**Data shown**
------------------------------------------------

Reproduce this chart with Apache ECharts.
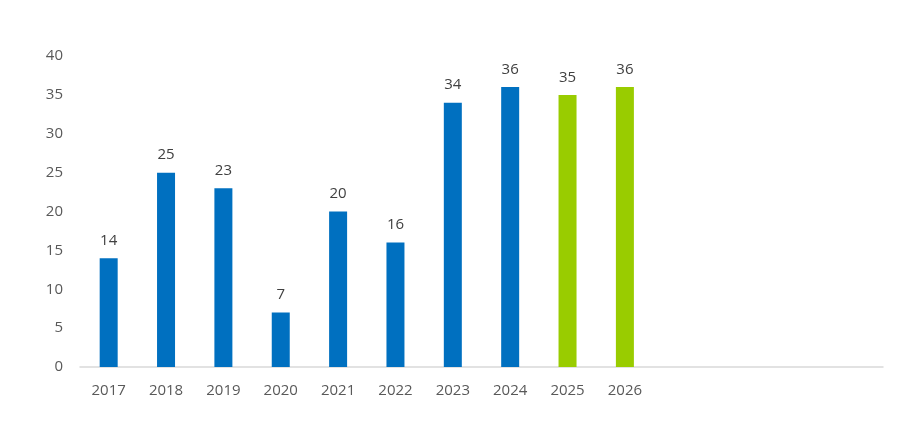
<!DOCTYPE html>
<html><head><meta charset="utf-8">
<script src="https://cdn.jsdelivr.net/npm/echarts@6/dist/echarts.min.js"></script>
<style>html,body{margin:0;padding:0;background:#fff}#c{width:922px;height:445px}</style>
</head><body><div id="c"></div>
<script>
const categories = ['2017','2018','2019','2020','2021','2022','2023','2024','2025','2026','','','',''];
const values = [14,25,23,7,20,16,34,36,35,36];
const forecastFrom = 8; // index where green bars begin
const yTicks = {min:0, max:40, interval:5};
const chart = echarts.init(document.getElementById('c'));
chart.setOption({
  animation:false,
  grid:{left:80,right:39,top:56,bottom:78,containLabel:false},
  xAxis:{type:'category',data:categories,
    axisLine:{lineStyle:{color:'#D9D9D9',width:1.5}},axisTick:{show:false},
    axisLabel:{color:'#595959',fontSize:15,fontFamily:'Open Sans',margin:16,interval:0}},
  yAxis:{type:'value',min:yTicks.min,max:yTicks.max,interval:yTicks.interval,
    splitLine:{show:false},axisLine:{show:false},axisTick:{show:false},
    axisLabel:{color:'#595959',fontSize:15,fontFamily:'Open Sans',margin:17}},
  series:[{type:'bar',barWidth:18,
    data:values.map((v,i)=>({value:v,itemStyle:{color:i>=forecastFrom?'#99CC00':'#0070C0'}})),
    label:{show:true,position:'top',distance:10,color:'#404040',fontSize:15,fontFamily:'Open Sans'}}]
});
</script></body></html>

------------------------------------------------

**Set task**
Go through the listing above and write it all out exactly, leaving out any picture.

**Response below**
Reproduce this chart with Apache ECharts.
<!DOCTYPE html>
<html><head><meta charset="utf-8">
<script src="https://cdn.jsdelivr.net/npm/echarts@6/dist/echarts.min.js"></script>
<style>html,body{margin:0;padding:0;background:#fff}#c{width:922px;height:445px}</style>
</head><body><div id="c"></div>
<script>
const categories = ['2017','2018','2019','2020','2021','2022','2023','2024','2025','2026','','','',''];
const values = [14,25,23,7,20,16,34,36,35,36];
const forecastFrom = 8; // index where green bars begin
const yTicks = {min:0, max:40, interval:5};
const chart = echarts.init(document.getElementById('c'));
chart.setOption({
  animation:false,
  grid:{left:80,right:39,top:56,bottom:78,containLabel:false},
  xAxis:{type:'category',data:categories,
    axisLine:{lineStyle:{color:'#D9D9D9',width:1.5}},axisTick:{show:false},
    axisLabel:{color:'#595959',fontSize:15,fontFamily:'Open Sans',margin:16,interval:0}},
  yAxis:{type:'value',min:yTicks.min,max:yTicks.max,interval:yTicks.interval,
    splitLine:{show:false},axisLine:{show:false},axisTick:{show:false},
    axisLabel:{color:'#595959',fontSize:15,fontFamily:'Open Sans',margin:17}},
  series:[{type:'bar',barWidth:18,
    data:values.map((v,i)=>({value:v,itemStyle:{color:i>=forecastFrom?'#99CC00':'#0070C0'}})),
    label:{show:true,position:'top',distance:10,color:'#404040',fontSize:15,fontFamily:'Open Sans'}}]
});
</script></body></html>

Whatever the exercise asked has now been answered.